Blown To Bits

A Political Revolution, or Modern Tools for Old Politics?

Friday, December 26th, 2008 by Harry Lewis

Since Obama’s victory, an interesting debate has been going on about whether he really tapped the collective energies of Internet users in a collaborative way, or whether the Internet that was just a tool he used to conduct a very effective but fundamentally top-down campaign. There was a conference at the Berkman Center to discuss this and related questions; Yochai Benkler is eloquent in this video taking exception to the way Marshall Ganz had described Obama’s use of the Internet as an organizing tool. Some succinct essays surrounding these issues appear on the Berkman Center site here.

There’s an interesting short article in the Takoma (WA) News Tribune today entitled “Is Obama’s Web-based political revolution real or an illusion?” (It came to my attention because my wife, Marlyn McGrath, was quoted on the subject of how long it takes to read a college application — a number the reporter thought relevant since Obama has received 300,000 online applications for jobs in his administration.
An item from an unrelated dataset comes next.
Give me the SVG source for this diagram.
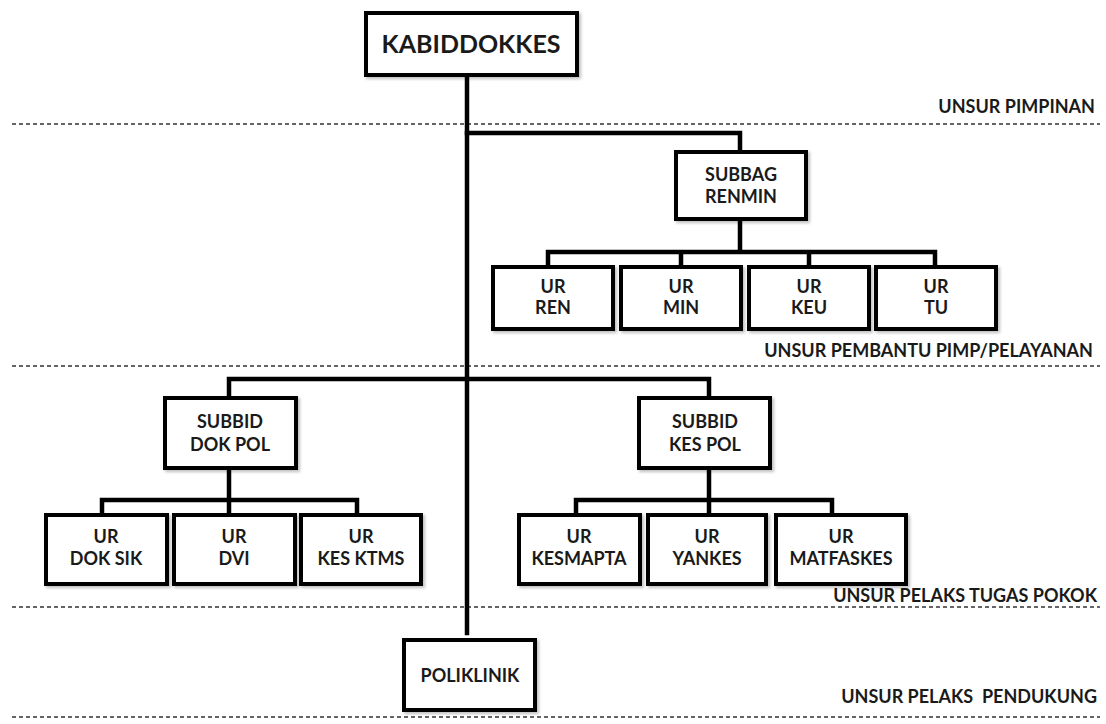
<svg xmlns="http://www.w3.org/2000/svg" width="1106" height="724" viewBox="0 0 1106 724">
<style>
.box{fill:#fff;stroke:#000;stroke-width:4}
.t{font-family:Lato,"Liberation Sans",sans-serif;font-weight:bold;font-size:18px;fill:#1a1a1a;text-anchor:middle}
.big{font-size:25px}
.lab{font-family:Lato,"Liberation Sans",sans-serif;font-weight:bold;font-size:18px;fill:#1a1a1a;text-anchor:end;white-space:pre}
.dash{stroke:#333;stroke-width:1.4;stroke-dasharray:4 3;fill:none}
.con{stroke:#000;stroke-width:4.5;fill:none;stroke-linecap:square}
</style>
<defs>
<filter id="sh" x="-10%" y="-10%" width="130%" height="130%">
<feDropShadow dx="2" dy="2" stdDeviation="1.5" flood-color="#000" flood-opacity="0.25"/>
</filter>
</defs>
<rect width="1106" height="724" fill="#fff"/>
<g id="separators">
<line class="dash" x1="12" y1="124" x2="1100" y2="124"/>
<line class="dash" x1="12" y1="366" x2="1100" y2="366"/>
<line class="dash" x1="12" y1="607" x2="1100" y2="607"/>
<line class="dash" x1="12" y1="717" x2="1100" y2="717"/>
<text class="lab" x="1095" y="113">UNSUR PIMPINAN</text>
<text class="lab" x="1093" y="357">UNSUR PEMBANTU PIMP/PELAYANAN</text>
<text class="lab" x="1097" y="602">UNSUR PELAKS TUGAS POKOK</text>
<text class="lab" x="1097" y="703" xml:space="preserve">UNSUR PELAKS  PENDUKUNG</text>
</g>
<g id="connectors">
<path class="con" d="M467 76 V633"/>
<path class="con" d="M467 133 H740 V152"/>
<path class="con" d="M740 219 V252 M548 252 H935 M548 252 V267 M681 252 V267 M809 252 V267 M935 252 V267"/>
<path class="con" d="M229 379 H709 M229 379 V398 M709 379 V398"/>
<path class="con" d="M229 468 V500 M102 500 H357 M102 500 V515 M229 500 V515 M357 500 V515"/>
<path class="con" d="M709 468 V500 M576 500 H832 M576 500 V515 M709 500 V515 M832 500 V515"/>
</g>
<g id="kabiddokkes"><rect class="box" filter="url(#sh)" x="366" y="13" width="211" height="62"/><text class="t big" x="471" y="53">KABIDDOKKES</text></g>
<g id="subbag-renmin"><rect class="box" filter="url(#sh)" x="676" y="152" width="130" height="67"/><text class="t" x="741" y="181">SUBBAG</text><text class="t" x="741" y="203">RENMIN</text></g>
<g id="ur-ren"><rect class="box" filter="url(#sh)" x="493" y="267" width="120" height="62"/><text class="t" x="553" y="293">UR</text><text class="t" x="553" y="314">REN</text></g>
<g id="ur-min"><rect class="box" filter="url(#sh)" x="621" y="267" width="120" height="62"/><text class="t" x="681" y="293">UR</text><text class="t" x="681" y="314">MIN</text></g>
<g id="ur-keu"><rect class="box" filter="url(#sh)" x="749" y="267" width="120" height="62"/><text class="t" x="809" y="293">UR</text><text class="t" x="809" y="314">KEU</text></g>
<g id="ur-tu"><rect class="box" filter="url(#sh)" x="876" y="267" width="120" height="62"/><text class="t" x="936" y="293">UR</text><text class="t" x="936" y="314">TU</text></g>
<g id="subbid-dokpol"><rect class="box" filter="url(#sh)" x="165" y="398" width="131" height="70"/><text class="t" x="230" y="428">SUBBID</text><text class="t" x="230" y="451">DOK POL</text></g>
<g id="subbid-kespol"><rect class="box" filter="url(#sh)" x="639" y="398" width="131" height="70"/><text class="t" x="705" y="428">SUBBID</text><text class="t" x="705" y="451">KES POL</text></g>
<g id="ur-doksik"><rect class="box" filter="url(#sh)" x="46" y="515" width="121" height="69"/><text class="t" x="106" y="543">UR</text><text class="t" x="106" y="565">DOK SIK</text></g>
<g id="ur-dvi"><rect class="box" filter="url(#sh)" x="174" y="515" width="121" height="69"/><text class="t" x="234" y="543">UR</text><text class="t" x="234" y="565">DVI</text></g>
<g id="ur-kesktms"><rect class="box" filter="url(#sh)" x="301" y="515" width="120" height="69"/><text class="t" x="361" y="543">UR</text><text class="t" x="361" y="565">KES KTMS</text></g>
<g id="ur-kesmapta"><rect class="box" filter="url(#sh)" x="519" y="515" width="121" height="69"/><text class="t" x="579" y="543">UR</text><text class="t" x="579" y="565">KESMAPTA</text></g>
<g id="ur-yankes"><rect class="box" filter="url(#sh)" x="648" y="515" width="118" height="69"/><text class="t" x="707" y="543">UR</text><text class="t" x="707" y="565">YANKES</text></g>
<g id="ur-matfaskes"><rect class="box" filter="url(#sh)" x="776" y="515" width="130" height="69"/><text class="t" x="841" y="543">UR</text><text class="t" x="841" y="565">MATFASKES</text></g>
<g id="poliklinik"><rect class="box" filter="url(#sh)" x="404" y="640" width="131" height="70"/><text class="t" x="470" y="682">POLIKLINIK</text></g>
</svg>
Also quoted is Professor Lillian Lee of Cornell, a Harvard PhD who used to be a teaching assistant for me — Lillian notes that the popularity metric used by the site for allowing certain posts to move up in the list is actually not awfully democratic in practice.)

Obama is trying lots of things, and that’s great. He probably could have been elected without the Internet, though it surely did him no harm to have collected millions of cell phone numbers on the promise that you’d be texted in the middle of the night about his VP pick, and a free “Go! Go! Go! Obama!” ring tone. Figuring out what actually works will take longer.